Exit 22 brings high-comedy to the stage
//Claire Vulliamy, Writer

It is Saturday rehearsal. The young cast of Ring Around the Moon make faces as they scrutinize the videotape of Act Two. Their teacher and director Bill Murdoch points at the screen, making suggestions. Then, once more, they launch into action. During the next hour, scenes are performed several times, wrinkles smoothed out and the motivation of the characters re-embedded until each line is nuanced just right.

Ring Around the Moon is a lesser-known play adapted from a French script that first premiered in 1950. The original was written a few years earlier by popular satirical French playwright Jean Anouilh, under the more literal title of L’Invitation Au Chateau (Invitation to the Castle).

It is the story of twin brothers, Hugo and Frederic. Frederic is the quintessential nice guy, and being so, he is afflicted with unrequited love. His fiancée, Diana, not so secretly prefers the bad twin, Hugo, who is so slightly sociopathic that women find him irresistible. Hugo is annoyed (yes, annoyed) at his brother’s misery, so he brings in a pretty young thing with an overbearing mother and chapped hands, and fixes her up nicely for a ball — with the idea of making Frederic fall in love with her. Predictably, the pretty young thing, Isabelle, is more enchanted by Hugo than his double (moral: nice guys finish last). In an utterly shocking twist, the twins are played by the same actor, an energetic Ryan Bolton.

Despite the production’s gentle marketing, which has hinted at comparisons to Mad Men, and works with a heavy 1950s slant that would have you imagining cocktail parties, wise-cracking fast-talking cads and their dames, this is not the case. The original, after all, was written in 1947, in post-war France. Even with all the decoration in place, the play is not defined by any era.

“The costume designer fell in love with the idea of the young people in the ‘50s,” says Murdoch, but otherwise, “it’s a bit anachronistic in terms of its costuming: The character of Madame Desmortes is dressed in a Victorian period and her governess is dressed in the ‘30 and her mother is dressed in the ‘40s, so it’s not strictly of the ‘50s.”

Instead, Ring Around the Moon seems to be set in that timeless fantasy world, always just old and rich enough to be romanticized, and yet relatable, because “it’s not too distant.”

“This play is designed to charm, [the original] was written at the end of the Second World War. I think it was Anouilh saying ‘okay, let’s forget. Let’s just enjoy,’” says Murdoch. He finds that while it is built purely to entertain, the style, language and aftertaste of France all elevate it beyond the level of Disney.

Yes, everyone is a sort of stock character, but pretty good stock – chicken noodle. In spite of all the fluff about fancy dresses and romance — though that’s undoubtedly there — it’s actually a pretty funny play.

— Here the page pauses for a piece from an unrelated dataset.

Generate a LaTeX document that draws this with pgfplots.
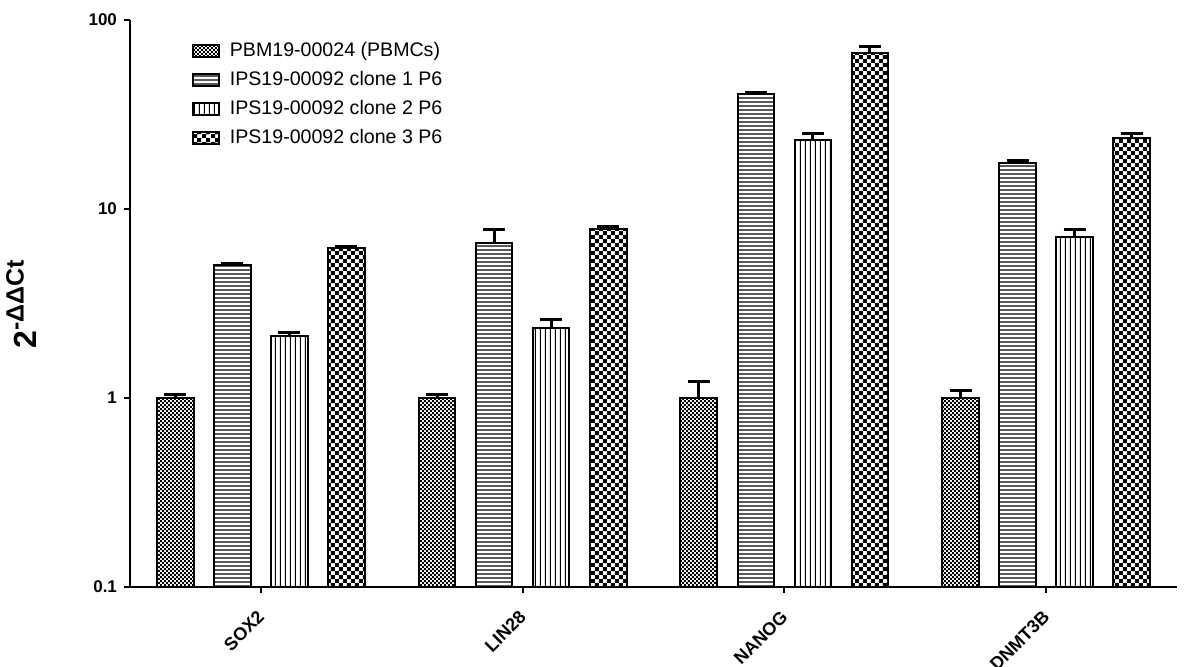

Murdoch explains that it is written in the tradition of commedia dell’arte, the classic Italian humour format – i.e., scary harlequin clowns in masks. “[As in the tradition] you have sets of lovers that are having difficulty, and then spinning around them are all these aged characters that in one way shape or represent the old guard. Then there are these crazies that also spin around as well.” It should be noted that there is actually some real, and serious, spinning in the production.

Disguising their youth with hunched backs and sour expressions, Tiffany Anderson and Arash Memarzadeh are impressive as the two most aged characters: Madame Desmortes (literally “of death” in French), who has some of the best lines in the script, and Diana’s rich daddy, Messerschman. Then there is Joshua, introduced as a “crumbling butler,” and played by young actress Simone Belshaw, who, vocal pitch aside, pulls it off.

Bill Murdoch says that he felt the piece was chosen “to give the students an opportunity to play something that has a good sense of language, a nice sense of style and is comedy,” which he notes is a challenge to play. “But high comedy, as opposed to a low, slapstick kind of comedy,” he adds.

Tracy Varju, who plays the female lead, Isabelle, enjoys the “dry humour” of the play but says that while there is considerable excitement at being the ingénue, she tries to “keep in mind the way women are portrayed as beauty objects.” While her character is pushed around a fair bit, Varju feels that Isabelle comes into her own later on in the story.

This production will be the last for director Bill Murdoch. Observing his passionate directing style on the sidelines, in which he hums, moves and breathes along with the cast, it’s clear those 30 years have not taken the life out of him. “I’ve enjoyed it a lot, but it is a lot of work. You do teaching during the day and you rehearse at night.” When he retires, he will finally have spare time. Varju says she really appreciates the work that he’s put in. “Bill’s really energetic, and that helps a lot.”

Ring Around the Moon has a limited run, from February 9 to 12, timed so you can go and take notes for V-day. Keep your eyes peeled for the classic deep back-bend kiss.